TOJ 2446: Mint

2446: Mint

Time Limit(Common/Java):2000MS/20000MS     Memory Limit:65536KByte
Total Submit: 4            Accepted:3

Description

The Royal Canadian Mint has commissioned a new series of designer coffee tables, with legs that are constructed from stacks of coins. Each table has four legs, each of which uses a different type of coin. For example, one leg might be a stack of quarters, another nickels, another loonies, and another twonies. Each leg must be exactly the same length.
Many coins are available for these tables, including foreign and special commemorative coins. Given an inventory of available coins and a desired table height, compute the lengths nearest to the desired height for which four legs of equal length may be constructed using a different coin for each leg.

Input

Input consists of several test cases. Each case begins with two integers: 4 <= n <= 50 giving the number of types of coins available, and 1 <= t <= 10 giving the number of tables to be designed. n lines follow; each gives the thickness of a coin in hundredths of millimetres. t lines follow; each gives the height of a table to be designed (also in hundredths of millimetres).
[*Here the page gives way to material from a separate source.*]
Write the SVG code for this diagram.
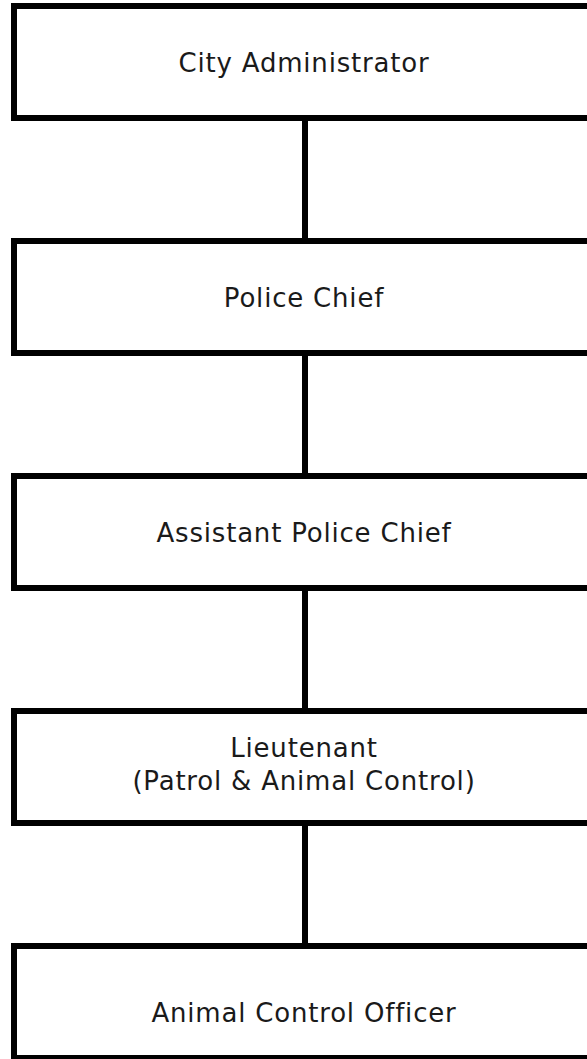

A line containing 0 0 follows the last test case.

Output

For each table, output a line with two integers: the greatest leg length not exceeding the desired length, and the smallest leg length not less than the desired length.

Sample Input

4 2 50 100 200 400 1000 2000 0 0

Sample Output

800 1200 2000 2000

给你n个数，给你个定义，问你最大和最小的距离

其实就是求下全部的四个数的最小公倍数，因为n不大，50^4还是比较小的，直接遍历一下就行的

#include<stdio.h>
#include<algorithm>
using namespace std;
const int N=3e6;
int f[N],a[62];
int gcd(int a,int b)
{
    return b?gcd(b,a%b):a;
}
int main()
{
    int n,t;
    while(scanf("%d%d",&n,&t),n||t)
    {
        for(int i=0; i<n; i++)
            scanf("%d",&a[i]);
        int b=0;
        for(int i=0; i<n-3; i++)
            for(int j=i+1; j<n-2; j++)
            {
                int m=a[i]/gcd(a[i],a[j])*a[j];
                for(int k=j+1; k<n-1; k++)
                {
                    int mm=m/gcd(m,a[k])*a[k];
                    for(int l=k+1; l<n; l++)
                        f[b++]=mm/gcd(mm,a[l])*a[l];
                }
            }
        while(t--)
        {
            int q;
            scanf("%d",&q);
            int ma=0,mi=0x3f3f3f3f;
            for(int i=0; i<b; i++)
                if(q%f[i]==0)
                {
                    ma=mi=q;
                    break;
                }
                else
                {
                    int x=q/f[i]*f[i];
                    int y=(q/f[i]+1)*f[i];
                    ma=max(ma,x);
                    mi=min(mi,y);
                }
           printf("%d %d\n",ma,mi);
        }
    }
    return 0;
}